Identify all lines of the data containing the string "seaborn" and copy them.

— Start Data section —

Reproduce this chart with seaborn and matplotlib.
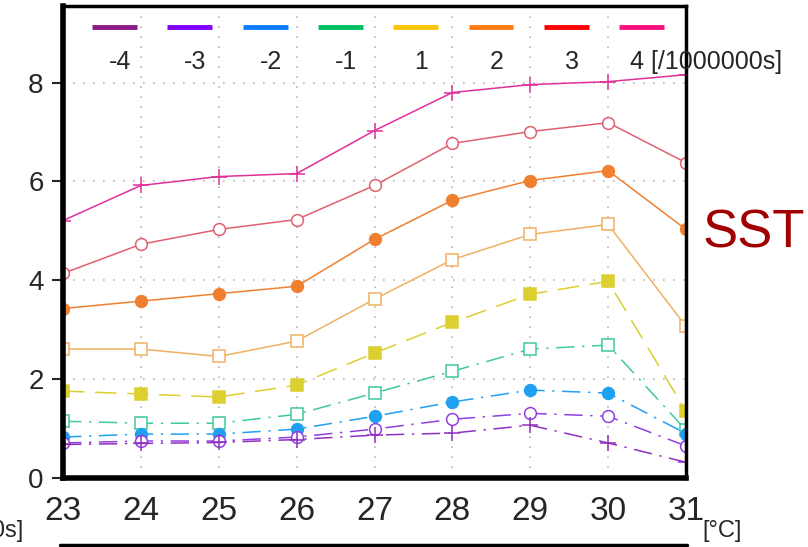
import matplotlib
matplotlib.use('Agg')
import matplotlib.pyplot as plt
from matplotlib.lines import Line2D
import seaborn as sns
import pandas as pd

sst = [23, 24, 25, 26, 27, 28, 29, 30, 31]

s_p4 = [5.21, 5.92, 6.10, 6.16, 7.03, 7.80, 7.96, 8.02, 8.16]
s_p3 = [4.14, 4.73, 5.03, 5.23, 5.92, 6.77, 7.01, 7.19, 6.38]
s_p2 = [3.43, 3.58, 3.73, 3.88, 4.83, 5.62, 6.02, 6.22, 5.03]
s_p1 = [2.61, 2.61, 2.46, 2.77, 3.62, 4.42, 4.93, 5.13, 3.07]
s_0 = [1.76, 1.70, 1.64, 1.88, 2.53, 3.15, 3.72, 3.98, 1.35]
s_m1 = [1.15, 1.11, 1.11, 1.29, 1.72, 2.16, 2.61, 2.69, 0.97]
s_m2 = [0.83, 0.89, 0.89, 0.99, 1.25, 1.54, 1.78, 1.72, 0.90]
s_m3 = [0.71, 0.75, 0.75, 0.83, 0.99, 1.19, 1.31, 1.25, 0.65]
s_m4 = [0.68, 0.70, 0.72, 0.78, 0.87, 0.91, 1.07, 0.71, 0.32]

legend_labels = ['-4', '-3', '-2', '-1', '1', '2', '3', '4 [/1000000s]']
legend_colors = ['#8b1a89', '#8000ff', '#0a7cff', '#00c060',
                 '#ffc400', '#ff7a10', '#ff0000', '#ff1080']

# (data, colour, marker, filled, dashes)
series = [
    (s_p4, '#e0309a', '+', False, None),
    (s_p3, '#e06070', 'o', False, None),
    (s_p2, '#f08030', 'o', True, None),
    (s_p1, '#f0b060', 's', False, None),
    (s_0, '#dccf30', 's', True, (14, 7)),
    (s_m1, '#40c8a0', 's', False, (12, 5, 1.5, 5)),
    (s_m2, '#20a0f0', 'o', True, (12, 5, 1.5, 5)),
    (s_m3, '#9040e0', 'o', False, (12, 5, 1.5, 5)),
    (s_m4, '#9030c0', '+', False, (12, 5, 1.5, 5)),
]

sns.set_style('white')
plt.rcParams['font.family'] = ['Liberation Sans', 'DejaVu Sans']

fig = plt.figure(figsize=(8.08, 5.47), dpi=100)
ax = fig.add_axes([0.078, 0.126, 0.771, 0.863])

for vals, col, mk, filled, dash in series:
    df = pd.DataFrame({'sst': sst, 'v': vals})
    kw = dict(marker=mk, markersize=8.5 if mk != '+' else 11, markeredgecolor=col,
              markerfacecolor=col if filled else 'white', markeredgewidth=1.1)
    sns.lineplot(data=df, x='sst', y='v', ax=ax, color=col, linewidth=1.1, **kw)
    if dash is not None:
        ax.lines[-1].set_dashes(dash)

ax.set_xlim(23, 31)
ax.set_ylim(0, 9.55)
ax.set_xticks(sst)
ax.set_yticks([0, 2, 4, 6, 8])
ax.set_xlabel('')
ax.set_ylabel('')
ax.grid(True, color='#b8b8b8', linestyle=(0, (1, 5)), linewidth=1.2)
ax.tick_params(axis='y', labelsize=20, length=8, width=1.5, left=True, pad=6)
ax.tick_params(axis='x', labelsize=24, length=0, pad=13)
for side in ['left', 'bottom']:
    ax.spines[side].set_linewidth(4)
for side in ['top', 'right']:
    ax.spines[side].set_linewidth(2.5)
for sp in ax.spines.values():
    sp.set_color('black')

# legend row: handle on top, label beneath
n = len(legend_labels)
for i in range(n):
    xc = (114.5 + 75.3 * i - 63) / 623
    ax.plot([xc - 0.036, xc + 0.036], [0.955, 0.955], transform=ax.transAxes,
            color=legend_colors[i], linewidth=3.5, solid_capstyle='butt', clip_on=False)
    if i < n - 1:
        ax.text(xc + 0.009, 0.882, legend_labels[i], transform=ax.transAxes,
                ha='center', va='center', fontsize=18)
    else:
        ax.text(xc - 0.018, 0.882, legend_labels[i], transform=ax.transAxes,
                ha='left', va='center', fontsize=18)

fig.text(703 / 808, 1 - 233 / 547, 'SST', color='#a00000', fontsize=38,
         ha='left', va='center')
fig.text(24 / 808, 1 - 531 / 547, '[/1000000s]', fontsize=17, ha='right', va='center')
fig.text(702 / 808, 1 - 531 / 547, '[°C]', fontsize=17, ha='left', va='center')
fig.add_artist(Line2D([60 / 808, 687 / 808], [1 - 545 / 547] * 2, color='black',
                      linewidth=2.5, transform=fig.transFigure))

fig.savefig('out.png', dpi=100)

— End Data section —

* The answer:
Reproduce this chart with seaborn and matplotlib.
import seaborn as sns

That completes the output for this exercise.